The goal of this lesson is to apply transformations to different functions in order to model a set of data. Students examine the key function types that they have studied up to this point: polynomials, rationals, radicals, and exponentials. In each case, once the basic shape of the function type is chosen, vertical and horizontal translations, scalings, and reflections are applied in order to model the data as well as possible.
It turns out that each function type can be made to fit the data quite well. In fact, a quadratic function seems to give the best fit. Because the data is for the temperature of a bottle of water which has been removed from the refrigerator, the context also plays an important role in choosing the best model. The water will continue to warm, eventually stabilizing at room temperature. A quadratic model, however, will predict the warming but then it eventually reaches its maximum and decreases afterward. From this perspective, the exponential model and rational function model match the long term data trend better.

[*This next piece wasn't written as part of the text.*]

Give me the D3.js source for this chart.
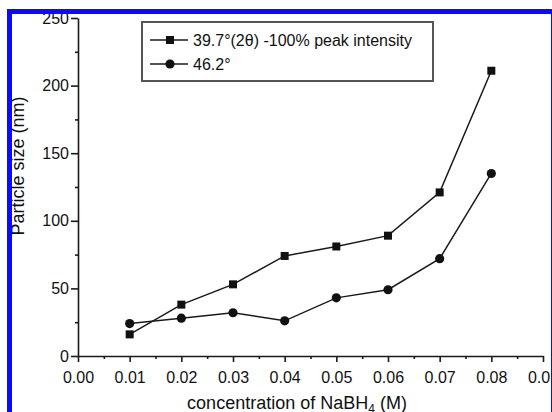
<!DOCTYPE html>
<html>
<head>
<meta charset="utf-8">
<script src="https://cdn.jsdelivr.net/npm/d3@7"></script>
<style>
  body { margin: 0; background: #fff; }
  svg { display: block; font-family: "Liberation Sans", Arial, Helvetica, sans-serif; }
</style>
</head>
<body>
<div id="chart"></div>
<script>
const SVG_WIDTH = 552;
const SVG_HEIGHT = 412;
const PLOT = { left: 78, right: 543, top: 18, bottom: 356 };

// data
const concentration = [0.01, 0.02, 0.03, 0.04, 0.05, 0.06, 0.07, 0.08];
const size397 = [16, 38, 53, 74, 81, 89, 121, 211];
const size462 = [24, 28, 32, 26, 43, 49, 72, 135];
const xTicks = [0, 0.01, 0.02, 0.03, 0.04, 0.05, 0.06, 0.07, 0.08, 0.09];
const yTicks = [0, 50, 100, 150, 200, 250];
const seriesNames = ["39.7\u00B0(2\u03B8) -100% peak intensity", "46.2\u00B0"];

const svg = d3.select("#chart")
    .append("svg")
    .attr("width", SVG_WIDTH)
    .attr("height", SVG_HEIGHT);

svg.append("rect")
    .attr("width", SVG_WIDTH)
    .attr("height", SVG_HEIGHT)
    .attr("fill", "#fff");

const xScale = d3.scaleLinear().domain([0, 0.09]).range([PLOT.left, PLOT.right]);
const yScale = d3.scaleLinear().domain([0, 250]).range([PLOT.bottom, PLOT.top]);

const xMinor = xTicks.slice(0, -1).map(d => d + 0.005);
const yMinor = yTicks.slice(0, -1).map(d => d + 25);

// x axis
svg.append("g")
    .attr("transform", `translate(0,${PLOT.bottom})`)
    .call(d3.axisBottom(xScale).tickValues(xTicks).tickFormat(d3.format(".2f"))
        .tickSizeInner(6).tickSizeOuter(0).tickPadding(10));
svg.append("g")
    .attr("transform", `translate(0,${PLOT.bottom})`)
    .call(d3.axisBottom(xScale).tickValues(xMinor).tickFormat("").tickSize(3))
    .call(g => g.select(".domain").remove());

// y axis
svg.append("g")
    .attr("transform", `translate(${PLOT.left},0)`)
    .call(d3.axisLeft(yScale).tickValues(yTicks).tickSizeInner(7).tickSizeOuter(0).tickPadding(2));
svg.append("g")
    .attr("transform", `translate(${PLOT.left},0)`)
    .call(d3.axisLeft(yScale).tickValues(yMinor).tickFormat("").tickSize(3))
    .call(g => g.select(".domain").remove());

svg.selectAll(".domain, .tick line")
    .attr("stroke", "#1a1a1a")
    .attr("stroke-width", 1.6);
svg.selectAll(".tick text")
    .attr("fill", "#111")
    .style("font-size", "16px");

// axis titles
svg.append("text")
    .attr("transform", "translate(24,166) rotate(-90)")
    .attr("text-anchor", "middle")
    .attr("fill", "#111")
    .style("font-size", "18px")
    .text("Particle size (nm)");

const xLabel = svg.append("text")
    .attr("x", 297)
    .attr("y", 409)
    .attr("text-anchor", "middle")
    .attr("fill", "#111")
    .style("font-size", "18px");
xLabel.append("tspan").text("concentration of NaBH");
xLabel.append("tspan").attr("dy", 4).style("font-size", "12px").text("4");
xLabel.append("tspan").attr("dy", -4).text(" (M)");

// series
const line = d3.line()
    .x(d => xScale(d[0]))
    .y(d => yScale(d[1]));

const seriesA = concentration.map((c, i) => [c, size397[i]]);
const seriesB = concentration.map((c, i) => [c, size462[i]]);

[seriesA, seriesB].forEach(s => {
    svg.append("path")
        .datum(s)
        .attr("fill", "none")
        .attr("stroke", "#1a1a1a")
        .attr("stroke-width", 1.5)
        .attr("d", line);
});

svg.append("g")
    .selectAll("rect")
    .data(seriesA)
    .join("rect")
    .attr("x", d => xScale(d[0]) - 4)
    .attr("y", d => yScale(d[1]) - 4)
    .attr("width", 8)
    .attr("height", 8)
    .attr("fill", "#111");

svg.append("g")
    .selectAll("circle")
    .data(seriesB)
    .join("circle")
    .attr("cx", d => xScale(d[0]))
    .attr("cy", d => yScale(d[1]))
    .attr("r", 4.6)
    .attr("fill", "#111");

// legend
const legend = svg.append("g");
legend.append("rect")
    .attr("x", 142)
    .attr("y", 22)
    .attr("width", 291)
    .attr("height", 59)
    .attr("fill", "#fff")
    .attr("stroke", "#555")
    .attr("stroke-width", 2);

seriesNames.forEach((name, i) => {
    const cy = 40 + i * 24;
    legend.append("line")
        .attr("x1", 150).attr("x2", 188)
        .attr("y1", cy).attr("y2", cy)
        .attr("stroke", "#1a1a1a")
        .attr("stroke-width", 1.5);
    if (i === 0) {
        legend.append("rect")
            .attr("x", 166).attr("y", cy - 4)
            .attr("width", 8).attr("height", 8)
            .attr("fill", "#111");
    } else {
        legend.append("circle")
            .attr("cx", 170).attr("cy", cy)
            .attr("r", 4.6)
            .attr("fill", "#111");
    }
    legend.append("text")
        .attr("x", 193)
        .attr("y", cy + 6)
        .attr("fill", "#111")
        .style("font-size", "16px")
        .text(name);
});

// blue frame of the cropped figure
svg.append("rect")
    .attr("x", 9.5)
    .attr("y", 11.5)
    .attr("width", 544)
    .attr("height", 420)
    .attr("fill", "none")
    .attr("stroke", "#0a0aff")
    .attr("stroke-width", 5);
</script>
</body>
</html>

In this lesson, students model temperature data with different functions (MP4). While the data is given, only a partial model (the general function type) is included and students need to build an accurate model from here by applying transformations. This can be done by hand via experimenting, but students may also choose to use graphing technology to help choose the appropriate translations, scalings, and reflections (MP5). For students who do not use technology to find the transformations, they will need to think about the shape of the function and the structure of each translation or scaling in order to find an appropriate combination (MP7). Deciding which model is "best" requires critical analysis not only about how well each model fits the data but also about the behavior of each model as time continues to elapse (MP3).
- Compare and contrast different models for the same data.
- Use transformations to create a function that models data given a simple starting function.
Let’s model with functions.
- I can transform a function so its graph models a data set.